Your 3 biggest goals for 2021, personal or professional?

Dan Martell:

The three biggest goals I’ve got is there’s two Ironmans I’m doing, my first official half. I did one that was unofficial last year and then a full, so that’s a big training commitment. Second is acquiring three SaaS companies. Last year, I acquired my first and I’m looking to kind of build my own portfolio of incredible founders that want to partner with me on really scaling their businesses up. And then, the other one is just spend more time in nature, which with COVID relegating myself and the family to our house for the most part in 2020, 2021, we’ve deemed it as that, and we actually moved to the mountains. And so far, we’re off to the races on that goal, but definitely 10Xing the amount of time spent in nature this year.

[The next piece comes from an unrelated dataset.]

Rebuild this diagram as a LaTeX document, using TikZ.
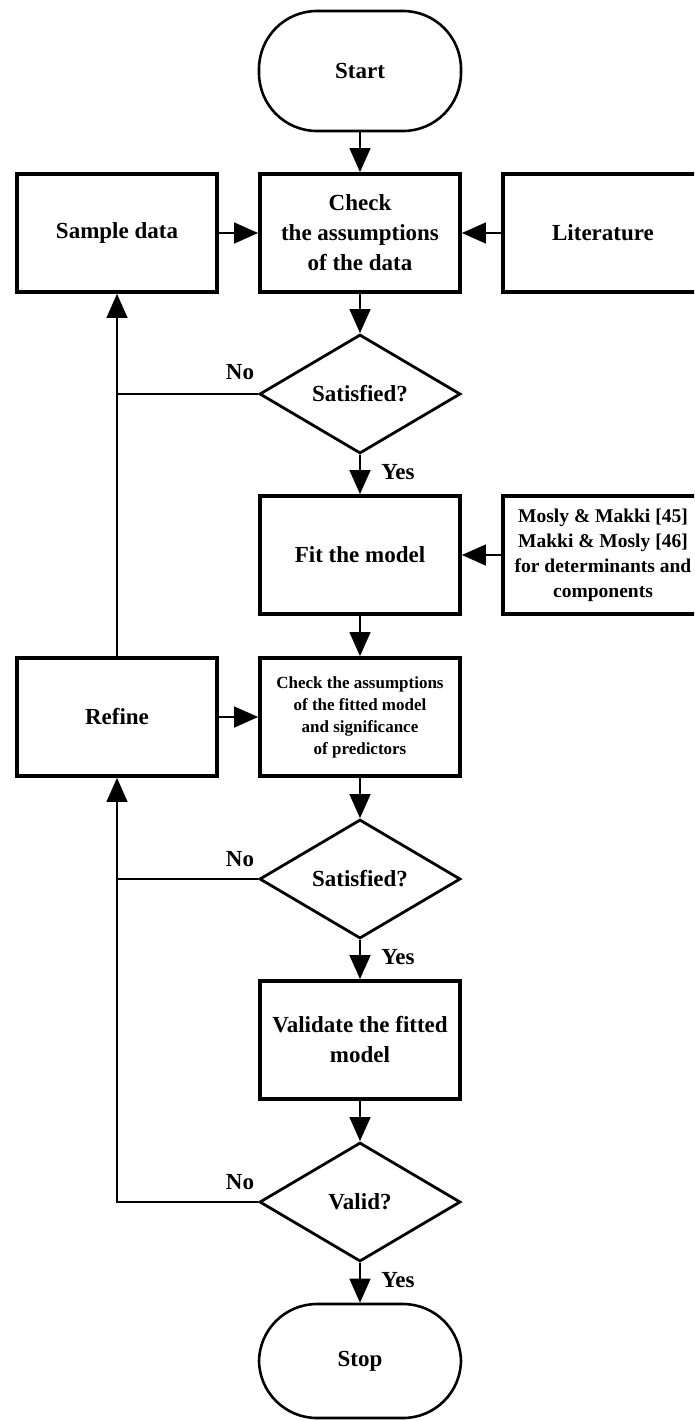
\documentclass[tikz,border=0pt]{standalone}
\usepackage{fontspec}
\setmainfont{Liberation Serif}
\usetikzlibrary{shapes.geometric,arrows.meta}
\begin{document}
\begin{tikzpicture}[x=1pt,y=-1pt,
  mainfont/.style={font=\fontsize{23}{30}\selectfont\bfseries},
  box/.style={draw,line width=3.8pt,minimum width=200pt,minimum height=118pt,inner sep=0pt,align=center,mainfont},
  term/.style={draw,line width=2.6pt,rounded corners=58pt,minimum width=202pt,inner sep=0pt,mainfont},
  dec/.style={diamond,draw,line width=2.8pt,minimum width=201pt,minimum height=119pt,inner sep=0pt,mainfont},
  conn/.style={line width=1.4pt},
  arr/.style={conn,-{Triangle[length=24pt,width=21pt]}},
  lbl/.style={mainfont}]
\useasboundingbox (0,0) rectangle (694,1421);
\clip (0,0) rectangle (694,1421);
\node[term,minimum height=120pt] (start) at (360,71) {Start};
\node[box] (sample) at (117,233) {Sample data};
\node[box] (check1) at (360,233) {Check\\the assumptions\\of the data};
\node[box] (lit) at (603,233) {Literature};
\node[dec] (d1) at (360,394) {Satisfied?};
\node[box] (fit) at (360,555) {Fit the model};
\node[box,font=\fontsize{19.5}{25}\selectfont\bfseries] (mosly) at (603,555) {Mosly \& Makki [45]\\Makki \& Mosly [46]\\for determinants and\\components};
\node[box] (refine) at (117,717) {Refine};
\node[box,font=\fontsize{17}{22}\selectfont\bfseries] (check2) at (360,717) {Check the assumptions\\of the fitted model\\and significance\\of predictors};
\node[dec] (d2) at (360,879) {Satisfied?};
\node[box] (valid) at (360,1040) {Validate the fitted\\model};
\node[dec] (d3) at (360,1202) {Valid?};
\node[term,minimum height=114pt] (stop) at (360,1361) {Stop};

\coordinate (j1) at (d1.west -| sample.south);
\coordinate (j3) at (d3.west -| refine.south);

\draw[arr] (start) -- (check1);
\draw[arr] (sample) -- (check1);
\draw[arr] (lit) -- (check1);
\draw[arr] (check1) -- (d1);
\draw[arr] (d1) -- (fit);
\draw[arr] (mosly) -- (fit);
\draw[arr] (fit) -- (check2);
\draw[arr] (refine) -- (check2);
\draw[arr] (refine.north) -- (sample.south);
\draw[conn] (d1.west) -- (j1);
\draw[arr] (check2) -- (d2);
\draw[arr] (d2.west) -| (refine.south);
\draw[arr] (d2) -- (valid);
\draw[arr] (valid) -- (d3);
\draw[conn] (d3.west) -- (j3) -- (d2.west -| refine.south);
\draw[arr] (d3) -- (stop);

\node[lbl] (no1) at (240,372) {No};
\node[lbl] (yes1) at (398,472) {Yes};
\node[lbl] (no2) at (240,859) {No};
\node[lbl] (yes2) at (398,957) {Yes};
\node[lbl] (no3) at (240,1182) {No};
\node[lbl] (yes3) at (398,1280) {Yes};
\end{tikzpicture}
\end{document}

Number one biggest mistake you see founders make on their scaling journey? And how can they avoid or overcome it?

Dan Martell:

The number one mistake is not developing their people. One of my rules in scaling companies is that we build the people and the people build the business, and looking at your team as opportunities to develop them to grow not only to create outcomes for yourself, but to be an example for their teams as we grow. Usually, the first 12 people are going to decide your success. Of hiring those 12 people, they should be folks that can manage other people because that’s how we get leverage. And then, the crux of that strategy is the desire to develop. The more you develop yourself, the more you’ll have to pour into other people. I think that’s one of the challenges for a lot of entrepreneurs that have never built a company before is, they don’t feel like they’re capable of leading other folks, their leadership team. I think it’s just because they stopped investing in themselves, stop consuming books, mentor groups, hiring a coach, being around other successful peers and sharing those ideas so you have more to contribute to their team. But build the people, the people will absolutely build the business.

What do you think the most effective SaaS marketing channel will be in 2021?

Dan Martell:

This is an interesting question. The most effective will be Facebook. The most interesting is Clubhouse. I’ll focus on Facebook, but I do want to make sure that Clubhouse gets a mention. The strategy for making Facebook work, especially if you’re a B2B SaaS founder, the easiest one is to partner with influencers in your market that you serve, folks that your customers know of, maybe they’re agency owners, they’re speakers at events. Co-host a webinar with them teaching three things that helps them overcome a specific problem that your software solves. And by doing that, you can run paid acquisition on Facebook to generate audience for the webinar. The value is the speaker you brought in, that influencer, but you start to build a pipeline for potentially talking to customers or buyers that are interested in your solution. So Facebook, still undisputed most effective, cheaper than LinkedIn, still, for B2B SaaS. The strategy and the funnel is industry influencers to deliver the content, so you don’t have to do that. But you can run the ads to build the list and build your pipeline.